Keep in mind, right before we’d moved to Senatobia from Lower Alabama (or LA as the locals call it), we’d done the very same act of purging what we didn’t need.
So how does it happen?
How do we go through life and keep packing things into our homes and closets and cupboards?
I can’t help but think we do the same thing to our inner beings.
We live and go through experiences and as we do, we mentally tuck things into the back of our minds and hearts. As we go on they tend to begin to weigh us down. We aren’t as ready to “move” on to brighter pastures because we didn’t take the time to “sort” things out. Now, I’ll tell you this, I’ve certainly had some experiences in my time here in Senatobia.
While I’ve been in the newspaper business for more than 12 years now, I’d never been a publisher before. This experience has taught me a lot about leading a company.
I’ve learned that at the end of the day, for better or worse things will always be my fault. Sometimes even when they aren’t. I’ve learned to speak out. I’ve learned to be quiet.
I’ve learned that when I make a mistake all I can do is pick up my head and walk forward. I’ve learned to be embarrassed. I’ve learned to have pride. I’ve learned to laugh when all I feel like doing is crying in a corner. I’ve learned it’s okay to cry in a corner as long as you get up, dry your face and start again. I’ve learned that second chances should be extended to everyone because no one is perfect.
And see, that may be the hardest lesson for me personally to learn. Going back as far as I can remember, I’ve always been a perfectionist. As soon as something was no longer perfect, I wanted to flee or get rid of it.
An example is in college I attempted Calculus II three times because anytime I made less than an A, I would drop the class and sign up for the following semester. See I didn’t want my perfect GPA to be tarnished by a difficult class.
I’d somehow managed to make it through life with the notion that if something wasn’t as perfect as I thought it should be, well it wasn’t “good” enough. Well, I’ve finally learned that’s simply not the case.

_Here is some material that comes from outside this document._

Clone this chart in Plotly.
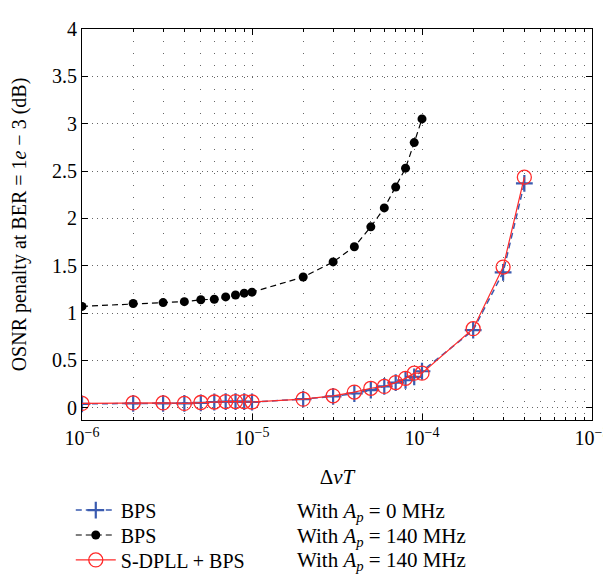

As I was going through my home this past week, I was mentally going through inner baggage as well. I’m so proud of all the things I’ve learned so far by being here in Senatobia. No, I’m not proud of all of my choices as a newbie publisher, but I’m thankful for the lessons I’ve learned so far. All I can do is “sort out” the things to keep, the things to store for later, and the things to throw away.
I can’t wait for the next two years to unfold as I plan a new adventure of marrying my wonderful fiancé and we buy our first home together. But I’m also excited about the many new things to learn in the newspaper world.
Maybe I’ll just get around to “cleaning” things out a little more often.